### [SET TASK]
Quote all of the data that follows exactly as written, skipping the images.

-- Start --

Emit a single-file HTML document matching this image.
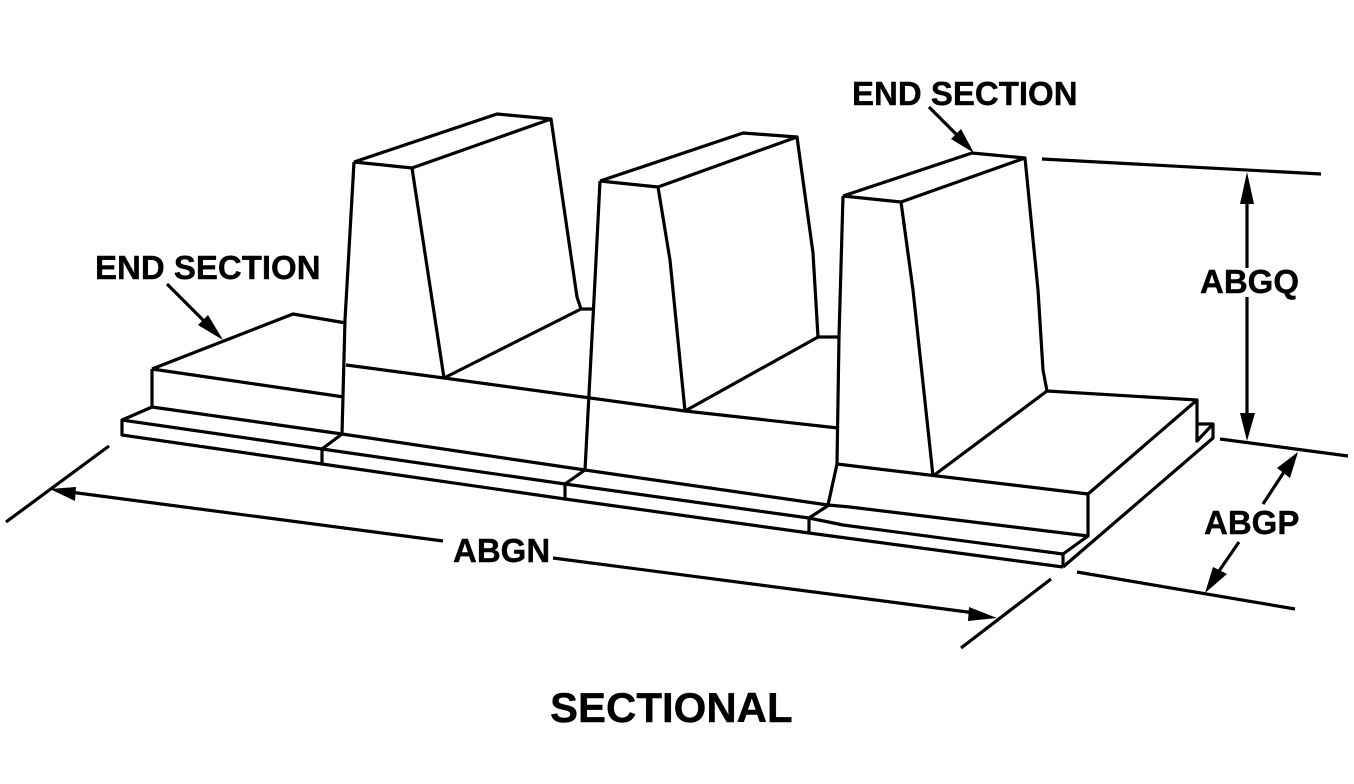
<!DOCTYPE html>
<html><head><meta charset="utf-8">
<style>html,body{margin:0;padding:0;background:#fff}svg{display:block}text{font-family:"Liberation Sans",Arial,sans-serif;font-weight:700;fill:#000}</style>
</head><body>
<svg width="1354" height="784" viewBox="0 0 1354 784" xmlns="http://www.w3.org/2000/svg">
<g fill="none" stroke="#000" stroke-width="3.2" stroke-linejoin="round" stroke-linecap="butt">
<!-- left end section -->
<path d="M152 369L293 314L346 323"/>
<path d="M152 369L344 397"/>
<path d="M152 369V407L342 434"/>
<path d="M152 407L122 420V435L322 464L565 499L809 533L1063 567"/>
<path d="M122 420L322 449L565 484L809 518L843 525L1063 554"/>
<path d="M322 449V464M322 449L342 434"/>
<path d="M565 484V499M565 484L585 470"/>
<path d="M809 518V533M809 518L829 505"/>
<path d="M1063 554V567"/>
<!-- tower 1 -->
<path d="M354 162L497 114L551 119L412 168L354 162"/>
<path d="M354 162L345 320L342 434"/>
<path d="M412 168L444 378"/>
<path d="M551 119L577 297L581 309L594 309"/>
<path d="M581 309L444 378"/>
<path d="M346 365L444 378L685 411L838 428"/>
<path d="M342 434L585 470L828 505L850 507L1088 536"/>
<!-- tower 2 -->
<path d="M600 181L743 133L797 137L658 187L600 181"/>
<path d="M600 181L595 280L585 470"/>
<path d="M658 187L670 260L685 411"/>
<path d="M797 137L813 253L818 337L839 337"/>
<path d="M818 337L685 411"/>
<!-- tower 3 -->
<path d="M843 196L972 153L1025 158L901 202L843 196"/>
<path d="M843 196L839 337L837 464L828 505"/>
<path d="M901 202L913 290L933 476"/>
<path d="M1025 158L1038 290L1043 370L1047 391"/>
<path d="M1047 391L933 476"/>
<path d="M837 464L1088 494"/>
<!-- right plate -->
<path d="M1047 391L1197 400L1088 494V536L1063 554"/>
<path d="M1197 400V441L1213 424H1198M1213 424V438L1063 567"/>
<!-- dimension lines -->
<path d="M1042 159L1321 174"/>
<path d="M1220 439L1348 456"/>
<path d="M1077 572L1295 609"/>
<path d="M109 446L6 522"/>
<path d="M1051 579L961 648"/>
<path d="M1247 185V268M1247 297V420"/>
<path d="M1263 504L1284 472M1239 542L1219 571"/>
<path d="M70 492L443 541M553 558L975 613"/>
<path d="M167 284L205 322"/>
<path d="M929 107L958 136"/>
</g>
<g fill="#000" stroke="none">
<polygon points="1247,172 1240,204 1254,204"/>
<polygon points="1247,441 1240,413 1255,413"/>
<polygon points="1298,452 1277,468 1290,478"/>
<polygon points="1205,593 1213,567 1227,574"/>
<polygon points="50,489 76,487 75,501"/>
<polygon points="997,618 969,607 968,621"/>
<polygon points="223,340 198,325 208,315"/>
<polygon points="974,153 951,139 961,129"/>
</g>
<text x="852" y="105" font-size="33" stroke="#000" stroke-width="0.4">END SECTION</text>
<text x="95" y="279" font-size="33" stroke="#000" stroke-width="0.4">END SECTION</text>
<text x="1200" y="293" font-size="33" stroke="#000" stroke-width="0.4">ABGQ</text>
<text x="1204" y="534" font-size="33" stroke="#000" stroke-width="0.4">ABGP</text>
<text x="453" y="562" font-size="33" stroke="#000" stroke-width="0.4">ABGN</text>
<text x="550" y="722" font-size="42" stroke="#000" stroke-width="0.4">SECTIONAL</text>
</svg>
</body></html>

-- End --

### [SOLUTION]
Emit a single-file HTML document matching this image.
<!DOCTYPE html>
<html><head><meta charset="utf-8">
<style>html,body{margin:0;padding:0;background:#fff}svg{display:block}text{font-family:"Liberation Sans",Arial,sans-serif;font-weight:700;fill:#000}</style>
</head><body>
<svg width="1354" height="784" viewBox="0 0 1354 784" xmlns="http://www.w3.org/2000/svg">
<g fill="none" stroke="#000" stroke-width="3.2" stroke-linejoin="round" stroke-linecap="butt">
<!-- left end section -->
<path d="M152 369L293 314L346 323"/>
<path d="M152 369L344 397"/>
<path d="M152 369V407L342 434"/>
<path d="M152 407L122 420V435L322 464L565 499L809 533L1063 567"/>
<path d="M122 420L322 449L565 484L809 518L843 525L1063 554"/>
<path d="M322 449V464M322 449L342 434"/>
<path d="M565 484V499M565 484L585 470"/>
<path d="M809 518V533M809 518L829 505"/>
<path d="M1063 554V567"/>
<!-- tower 1 -->
<path d="M354 162L497 114L551 119L412 168L354 162"/>
<path d="M354 162L345 320L342 434"/>
<path d="M412 168L444 378"/>
<path d="M551 119L577 297L581 309L594 309"/>
<path d="M581 309L444 378"/>
<path d="M346 365L444 378L685 411L838 428"/>
<path d="M342 434L585 470L828 505L850 507L1088 536"/>
<!-- tower 2 -->
<path d="M600 181L743 133L797 137L658 187L600 181"/>
<path d="M600 181L595 280L585 470"/>
<path d="M658 187L670 260L685 411"/>
<path d="M797 137L813 253L818 337L839 337"/>
<path d="M818 337L685 411"/>
<!-- tower 3 -->
<path d="M843 196L972 153L1025 158L901 202L843 196"/>
<path d="M843 196L839 337L837 464L828 505"/>
<path d="M901 202L913 290L933 476"/>
<path d="M1025 158L1038 290L1043 370L1047 391"/>
<path d="M1047 391L933 476"/>
<path d="M837 464L1088 494"/>
<!-- right plate -->
<path d="M1047 391L1197 400L1088 494V536L1063 554"/>
<path d="M1197 400V441L1213 424H1198M1213 424V438L1063 567"/>
<!-- dimension lines -->
<path d="M1042 159L1321 174"/>
<path d="M1220 439L1348 456"/>
<path d="M1077 572L1295 609"/>
<path d="M109 446L6 522"/>
<path d="M1051 579L961 648"/>
<path d="M1247 185V268M1247 297V420"/>
<path d="M1263 504L1284 472M1239 542L1219 571"/>
<path d="M70 492L443 541M553 558L975 613"/>
<path d="M167 284L205 322"/>
<path d="M929 107L958 136"/>
</g>
<g fill="#000" stroke="none">
<polygon points="1247,172 1240,204 1254,204"/>
<polygon points="1247,441 1240,413 1255,413"/>
<polygon points="1298,452 1277,468 1290,478"/>
<polygon points="1205,593 1213,567 1227,574"/>
<polygon points="50,489 76,487 75,501"/>
<polygon points="997,618 969,607 968,621"/>
<polygon points="223,340 198,325 208,315"/>
<polygon points="974,153 951,139 961,129"/>
</g>
<text x="852" y="105" font-size="33" stroke="#000" stroke-width="0.4">END SECTION</text>
<text x="95" y="279" font-size="33" stroke="#000" stroke-width="0.4">END SECTION</text>
<text x="1200" y="293" font-size="33" stroke="#000" stroke-width="0.4">ABGQ</text>
<text x="1204" y="534" font-size="33" stroke="#000" stroke-width="0.4">ABGP</text>
<text x="453" y="562" font-size="33" stroke="#000" stroke-width="0.4">ABGN</text>
<text x="550" y="722" font-size="42" stroke="#000" stroke-width="0.4">SECTIONAL</text>
</svg>
</body></html>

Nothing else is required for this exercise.